Low-Odds Factor

This article is from the archive of The New York Sun before the launch of its new website in 2022. The Sun has neither altered nor updated such articles but will seek to correct any errors, mis-categorizations or other problems introduced during transfer.

The New York Sun

By now we’ve all had that feeling. You’re waiting in a crowded underground station, about to step onto a train. Suddenly you think: What if it happened here? What if this station, or this escalator, or this train, is a target? If you’re like most people, the feeling passes. You shrug, get out your newspaper, get on the train, and go to work.


As it happens, that intuitive estimate of risk is the right one. Most people probably don’t sit down and calculate the chances of being blown up by bombs like the ones that exploded last week in London, or last year in Madrid. But if they did, they’d have to reckon that there are 7 million people in London, not counting the millions more who commute into the city every day. If 50 of them died last week, then the odds are … very low. So low that it’s still safer to ride the London tube than it is to drive, just as it’s still safer to ride Washington’s Metro or the New York subway.


Yet, whatever the intuitive and mathematical calculations, the political calculation of risk is sure to be different. After the London bombings, it was inevitable that someone would call on the government to “do more” to protect commuters in this country, to “beef up” mass transit security – and indeed various people did.


An aide to New York’s governor said the attacks should be a “wake-up call” to Washington. Among others, Senators Charles E. Schumer and Hillary Rodham Clinton (of New York and New York, not surprisingly) called for more money for public transit systems to be added to the Homeland Security spending bill wending its way through Congress. Schumer talked of $200 million. Clinton spoke of $1.3 billion. That, of course, is chicken feed compared with what the public transportation lobbyists say their industry needs: $6 billion to “upgrade” security.


Just to be clear, I’m not saying that the nation’s various public transit systems weren’t right last Friday to lay on a little extra security, which doubtless made everybody feel better. Nor am I saying that a relatively small fraction of the stunning $18 billion the nation has spent on airline security since September 11, 2001, might not have been better spent on extra video cameras in underground tunnels, or some extra emergency response training for bus drivers, or some backup communications capability, which anyway might be useful in case of a hurricane or robbery as well as a terrorist attack. But the chances of terrorist attacks on a typical cross-town bus are too small and the realistic options too limited to merit extraordinary new expense.

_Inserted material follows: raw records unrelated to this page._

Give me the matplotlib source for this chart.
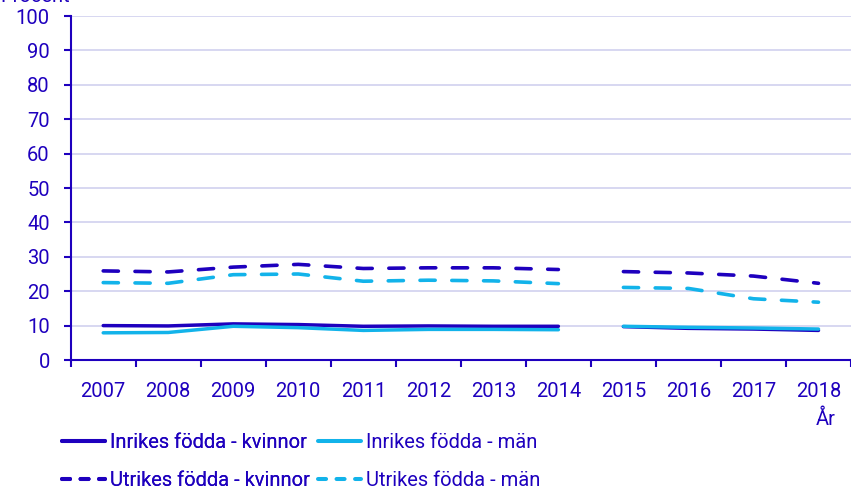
import numpy as np
import matplotlib
matplotlib.use("Agg")
import matplotlib.pyplot as plt
from matplotlib.lines import Line2D

plt.rcParams["font.family"] = ["Roboto", "DejaVu Sans"]

# ── DATA ────────────────────────────────────────────────────
years = ["2007", "2008", "2009", "2010", "2011", "2012",
         "2013", "2014", "2015", "2016", "2017", "2018"]
inrikes_kvinnor = [10.0, 9.9, 10.5, 10.3, 9.8, 9.9, 9.8, 9.8, 9.7, 9.2, 9.0, 8.6]
inrikes_man     = [7.9, 8.0, 9.8, 9.4, 8.6, 8.9, 8.9, 8.8, 9.8, 9.5, 9.3, 9.0]
utrikes_kvinnor = [25.9, 25.6, 27.0, 27.8, 26.6, 26.8, 26.8, 26.3, 25.7, 25.3, 24.4, 22.3]
utrikes_man     = [22.5, 22.3, 24.8, 25.0, 22.9, 23.2, 23.0, 22.2, 21.1, 20.8, 17.8, 16.8]

# the series break between 2014 and 2015
segments = [slice(0, 8), slice(8, 12)]

dark = "#1E00BE"
light = "#12B3EA"
grid_col = "#D4D4F0"
fs = 14.5

fig = plt.figure(figsize=(8.51, 4.91), dpi=100)
ax = fig.add_axes([70.7 / 851, (491 - 360) / 491, (851 - 70.7) / 851, 344 / 491])

x = np.arange(len(years))
series = [
    (inrikes_kvinnor, dark, "-", "Inrikes födda - kvinnor"),
    (utrikes_kvinnor, dark, "--", "Utrikes födda - kvinnor"),
    (inrikes_man, light, "-", "Inrikes födda - män"),
    (utrikes_man, light, "--", "Utrikes födda - män"),
]
handles = []
for vals, col, ls, lab in series:
    vals = np.array(vals)
    for seg in segments:
        if ls == "--":
            ax.plot(x[seg], vals[seg], color=col, lw=2.6, ls=(0, (4.2, 4.6)),
                    dash_capstyle="round", solid_capstyle="round", zorder=3)
        else:
            ax.plot(x[seg], vals[seg], color=col, lw=2.5,
                    solid_capstyle="round", zorder=3)
    handles.append(Line2D([], [], color=col, lw=2.9,
                          ls=(0, (2.0, 2.6)) if ls == "--" else "-",
                          dash_capstyle="round", solid_capstyle="round", label=lab))

ax.set_ylim(0, 100)
ax.set_xlim(-0.5, 11.41)
ax.set_yticks(range(0, 101, 10))
ax.yaxis.grid(True, color=grid_col, lw=1.3)
ax.set_axisbelow(True)

ax.set_xticks(np.arange(-0.5, 12, 1))
ax.set_xticklabels([])
ax.set_xticks(x, minor=True)
ax.set_xticklabels(years, minor=True)
ax.tick_params(axis="x", which="major", length=5, width=1.5, color=dark)
ax.tick_params(axis="x", which="minor", length=0, pad=15.5, labelsize=fs, labelcolor=dark)
ax.tick_params(axis="y", length=5, width=1.5, color=dark, labelsize=fs,
               labelcolor=dark, pad=10)

for s in ["top", "right"]:
    ax.spines[s].set_visible(False)
ax.spines["left"].set_color(dark)
ax.spines["bottom"].set_color(dark)
ax.spines["left"].set_linewidth(1.5)
ax.spines["bottom"].set_linewidth(1.5)

fig.text(0.0, 1.0 + 3 / 491, "Procent", color=dark, fontsize=fs, va="center", ha="left")
fig.text(826 / 851, 1 - 419 / 491, "År", color=dark, fontsize=fs, va="center", ha="center")

leg_kw = dict(loc="upper left", frameon=False, fontsize=fs, labelcolor=dark,
              handlelength=2.15, handletextpad=0.25, labelspacing=0.95,
              borderpad=0, borderaxespad=0)
leg1 = fig.legend(handles=handles[:2], bbox_to_anchor=(62 / 851, 1 - 433 / 491), **leg_kw)
fig.add_artist(leg1)
fig.legend(handles=handles[2:], bbox_to_anchor=(318 / 851, 1 - 433 / 491), **leg_kw)

fig.savefig("out.png", dpi=100)
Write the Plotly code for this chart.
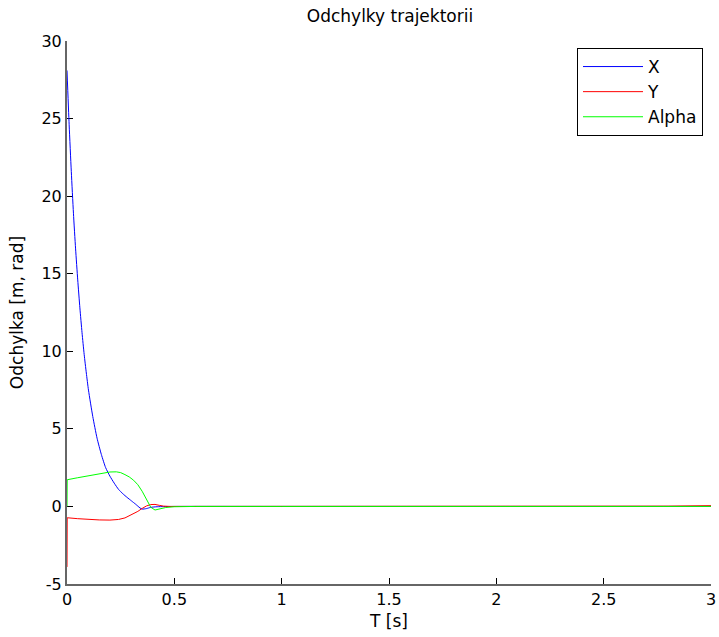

Here’s the truth about mass transit security: There is no technology that can guarantee it. There are no machines that can reliably detect the presence of a backpack filled with homemade explosives in an underground tunnel. There is no point in putting metal detectors at every single subway entrance or at every single bus stop.There is no amount of money, in other words, that can guarantee that subways and buses will be completely safe from small-time bombers, suicidal or otherwise. It’s going to be a temptation, especially for Washingtonians, New Yorkers, and others who regularly ride mass transit, to lobby their politicians for more spending. Don’t do it.


If that makes you feel queasy, or powerless, or claustrophobic, then do the one thing that passengers actually can do: Keep your eyes open for unattended packages, and if you see one, say so out loud. The Madrid bombs may have been left by terrorists who exited the trains. Maybe a sharp-eyed passenger could have called attention to the packages before they exploded. Maybe someone could have stopped the train. By the same token, maybe a sharp-eyed train driver could have spotted a suicide bomber’s erratic behavior in London, just as Israeli security guards have more than once spotted suicide bombers before they actually entered shopping malls. A little forethought goes a longer way, in the current climate, than a load of technology.


But if you don’t particularly mind, and the subject doesn’t particularly interest you, don’t worry about that, either. It’s tempting fate to say so, but the chances of being one of 50 in 7 million are very, very small. Read your newspaper, enjoy your subway ride, and think how nice it is not to be stuck in traffic.